As of the end of October, the CMC Markets’ capital ratio was 24% (296% pre CRD IV) and its own cash reserve amounted to £128 million. As in the previous year, the Group will pay an interim dividend.
The company has expressed its commitment to continue developing the Next Generation platform and also announced plans to launch new products.
The company’s CEO, Peter Cruddas, said in the announcement, “When I returned as CEO, I laid out a clear strategy; to get the Next Generation platform correctly positioned, to offer strong client retention and loyalty programmes and to create a premium service and trade execution with transparency at its heart. We needed to generate trust and loyalty amongst our client base and to work with them to improve our platform and service.”

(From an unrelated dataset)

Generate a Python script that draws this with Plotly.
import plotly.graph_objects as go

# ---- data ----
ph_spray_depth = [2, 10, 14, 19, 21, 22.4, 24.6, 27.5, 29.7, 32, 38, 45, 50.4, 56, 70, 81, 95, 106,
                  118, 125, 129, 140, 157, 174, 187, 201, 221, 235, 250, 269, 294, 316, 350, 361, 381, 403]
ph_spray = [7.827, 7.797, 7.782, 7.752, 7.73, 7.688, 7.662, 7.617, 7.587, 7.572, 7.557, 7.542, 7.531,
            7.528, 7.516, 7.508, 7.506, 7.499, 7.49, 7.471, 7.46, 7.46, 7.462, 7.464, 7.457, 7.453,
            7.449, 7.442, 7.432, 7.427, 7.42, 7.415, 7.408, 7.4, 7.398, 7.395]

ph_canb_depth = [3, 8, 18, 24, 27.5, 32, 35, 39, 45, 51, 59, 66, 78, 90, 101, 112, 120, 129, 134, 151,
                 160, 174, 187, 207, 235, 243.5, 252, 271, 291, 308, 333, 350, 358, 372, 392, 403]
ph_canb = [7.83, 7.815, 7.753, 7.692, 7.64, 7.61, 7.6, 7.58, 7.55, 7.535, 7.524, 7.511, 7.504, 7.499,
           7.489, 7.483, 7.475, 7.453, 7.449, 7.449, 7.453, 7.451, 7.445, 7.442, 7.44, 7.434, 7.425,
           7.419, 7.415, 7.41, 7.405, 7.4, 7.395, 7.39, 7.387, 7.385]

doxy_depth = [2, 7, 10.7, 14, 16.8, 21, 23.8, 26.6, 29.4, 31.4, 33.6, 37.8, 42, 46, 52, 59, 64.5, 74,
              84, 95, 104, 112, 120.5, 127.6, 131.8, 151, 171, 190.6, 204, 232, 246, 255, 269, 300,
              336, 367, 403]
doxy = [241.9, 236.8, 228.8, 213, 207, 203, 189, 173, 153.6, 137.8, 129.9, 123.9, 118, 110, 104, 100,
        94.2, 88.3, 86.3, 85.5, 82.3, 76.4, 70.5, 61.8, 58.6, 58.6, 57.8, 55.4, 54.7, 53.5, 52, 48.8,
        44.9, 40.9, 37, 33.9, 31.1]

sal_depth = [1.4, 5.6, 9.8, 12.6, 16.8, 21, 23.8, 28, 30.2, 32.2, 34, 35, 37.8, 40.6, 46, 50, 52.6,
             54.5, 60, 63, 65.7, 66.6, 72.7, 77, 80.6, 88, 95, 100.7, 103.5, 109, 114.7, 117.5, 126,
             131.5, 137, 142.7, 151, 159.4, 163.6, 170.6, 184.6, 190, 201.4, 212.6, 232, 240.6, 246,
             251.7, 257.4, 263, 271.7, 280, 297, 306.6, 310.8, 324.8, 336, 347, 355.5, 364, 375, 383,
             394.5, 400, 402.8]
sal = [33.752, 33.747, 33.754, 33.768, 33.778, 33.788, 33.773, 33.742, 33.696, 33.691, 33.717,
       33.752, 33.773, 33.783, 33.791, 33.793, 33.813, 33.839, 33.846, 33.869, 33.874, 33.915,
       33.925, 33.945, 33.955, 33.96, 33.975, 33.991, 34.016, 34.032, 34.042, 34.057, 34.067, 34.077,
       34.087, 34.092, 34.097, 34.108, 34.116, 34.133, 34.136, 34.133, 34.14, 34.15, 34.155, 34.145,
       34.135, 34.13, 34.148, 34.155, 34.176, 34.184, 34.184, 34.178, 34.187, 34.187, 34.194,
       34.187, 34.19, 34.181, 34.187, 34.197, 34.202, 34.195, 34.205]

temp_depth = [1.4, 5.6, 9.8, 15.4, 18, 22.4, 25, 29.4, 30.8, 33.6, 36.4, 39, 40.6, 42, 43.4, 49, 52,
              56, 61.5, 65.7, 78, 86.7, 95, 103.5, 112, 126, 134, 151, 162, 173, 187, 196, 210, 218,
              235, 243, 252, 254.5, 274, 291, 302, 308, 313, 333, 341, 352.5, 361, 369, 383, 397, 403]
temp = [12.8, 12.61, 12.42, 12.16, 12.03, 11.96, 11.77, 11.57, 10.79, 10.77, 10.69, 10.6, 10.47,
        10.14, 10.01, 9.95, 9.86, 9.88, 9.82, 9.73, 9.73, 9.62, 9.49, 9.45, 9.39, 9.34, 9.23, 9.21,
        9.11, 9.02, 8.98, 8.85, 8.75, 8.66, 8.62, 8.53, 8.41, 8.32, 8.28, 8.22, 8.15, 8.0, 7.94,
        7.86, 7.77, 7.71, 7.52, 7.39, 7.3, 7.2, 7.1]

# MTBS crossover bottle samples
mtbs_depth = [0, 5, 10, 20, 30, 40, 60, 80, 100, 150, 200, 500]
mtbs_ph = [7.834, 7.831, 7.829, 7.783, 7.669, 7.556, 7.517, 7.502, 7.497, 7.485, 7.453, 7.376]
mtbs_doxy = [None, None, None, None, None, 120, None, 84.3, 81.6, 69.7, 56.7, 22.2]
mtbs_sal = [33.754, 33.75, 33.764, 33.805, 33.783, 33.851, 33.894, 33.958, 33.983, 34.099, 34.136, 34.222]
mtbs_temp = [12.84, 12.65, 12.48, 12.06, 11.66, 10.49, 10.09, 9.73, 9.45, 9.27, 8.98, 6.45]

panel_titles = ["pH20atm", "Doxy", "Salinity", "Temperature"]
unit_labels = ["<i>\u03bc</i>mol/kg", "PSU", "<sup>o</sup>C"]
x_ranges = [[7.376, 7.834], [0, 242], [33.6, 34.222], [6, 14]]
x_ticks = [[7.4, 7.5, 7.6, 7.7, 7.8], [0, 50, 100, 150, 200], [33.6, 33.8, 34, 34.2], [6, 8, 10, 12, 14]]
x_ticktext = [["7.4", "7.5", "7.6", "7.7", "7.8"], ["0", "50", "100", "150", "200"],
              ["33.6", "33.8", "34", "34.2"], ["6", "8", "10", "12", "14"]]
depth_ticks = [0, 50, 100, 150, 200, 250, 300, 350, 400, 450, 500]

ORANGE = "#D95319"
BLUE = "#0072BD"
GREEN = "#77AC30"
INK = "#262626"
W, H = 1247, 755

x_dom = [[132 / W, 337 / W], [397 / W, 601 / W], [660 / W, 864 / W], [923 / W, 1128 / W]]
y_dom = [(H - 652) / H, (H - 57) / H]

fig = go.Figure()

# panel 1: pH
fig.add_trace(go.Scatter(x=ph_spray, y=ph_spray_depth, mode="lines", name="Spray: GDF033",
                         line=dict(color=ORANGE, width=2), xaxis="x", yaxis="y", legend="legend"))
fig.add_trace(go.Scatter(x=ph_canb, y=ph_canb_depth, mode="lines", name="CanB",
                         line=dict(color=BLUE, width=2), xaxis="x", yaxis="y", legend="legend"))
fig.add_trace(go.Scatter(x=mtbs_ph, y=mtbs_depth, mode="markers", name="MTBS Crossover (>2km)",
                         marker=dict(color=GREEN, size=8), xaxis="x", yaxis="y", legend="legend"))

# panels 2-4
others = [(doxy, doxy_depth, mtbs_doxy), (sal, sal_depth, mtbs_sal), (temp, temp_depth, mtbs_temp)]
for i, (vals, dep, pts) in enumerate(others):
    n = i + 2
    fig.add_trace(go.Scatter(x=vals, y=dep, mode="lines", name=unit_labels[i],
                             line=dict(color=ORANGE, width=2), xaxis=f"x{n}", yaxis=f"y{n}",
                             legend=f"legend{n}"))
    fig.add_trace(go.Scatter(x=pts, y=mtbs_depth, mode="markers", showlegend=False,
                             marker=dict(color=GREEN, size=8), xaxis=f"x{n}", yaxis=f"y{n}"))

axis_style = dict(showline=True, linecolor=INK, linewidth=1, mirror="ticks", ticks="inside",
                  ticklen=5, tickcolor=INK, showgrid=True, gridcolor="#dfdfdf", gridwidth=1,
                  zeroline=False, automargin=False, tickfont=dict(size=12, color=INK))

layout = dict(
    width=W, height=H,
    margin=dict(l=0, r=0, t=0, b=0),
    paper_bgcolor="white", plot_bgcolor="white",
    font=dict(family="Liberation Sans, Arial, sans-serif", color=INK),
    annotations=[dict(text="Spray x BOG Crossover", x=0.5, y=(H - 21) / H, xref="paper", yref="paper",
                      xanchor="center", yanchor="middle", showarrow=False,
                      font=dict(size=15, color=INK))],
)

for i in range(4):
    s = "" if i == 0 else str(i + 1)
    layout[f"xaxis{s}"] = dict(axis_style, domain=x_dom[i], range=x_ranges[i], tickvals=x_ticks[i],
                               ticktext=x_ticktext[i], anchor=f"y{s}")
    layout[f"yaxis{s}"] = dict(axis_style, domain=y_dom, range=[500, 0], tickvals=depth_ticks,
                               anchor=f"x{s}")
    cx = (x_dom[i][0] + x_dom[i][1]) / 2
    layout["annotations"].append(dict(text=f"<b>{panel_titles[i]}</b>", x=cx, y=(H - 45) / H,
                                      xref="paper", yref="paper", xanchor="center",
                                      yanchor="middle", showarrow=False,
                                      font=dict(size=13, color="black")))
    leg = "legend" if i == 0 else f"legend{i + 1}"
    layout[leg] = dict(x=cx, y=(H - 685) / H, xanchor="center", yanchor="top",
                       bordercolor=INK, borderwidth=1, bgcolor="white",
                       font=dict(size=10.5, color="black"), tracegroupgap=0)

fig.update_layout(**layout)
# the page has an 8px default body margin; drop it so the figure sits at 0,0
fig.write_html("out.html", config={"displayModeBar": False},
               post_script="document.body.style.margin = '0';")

“We are well on the road to deliver our strategic transformation and that can be seen through our growing turnover and incredibly positive client churn. Achieving this during low levels of market volatility shows the sustainability of the business plan and the Next Generation platform. It is also testament to how hard everyone at CMC Markets has worked over the last year,‘’ he concluded.
The firm’s CEO shared in recent UK media reports that the company would consider floating the company in the future, however there are no immediate plans for an IPO at present.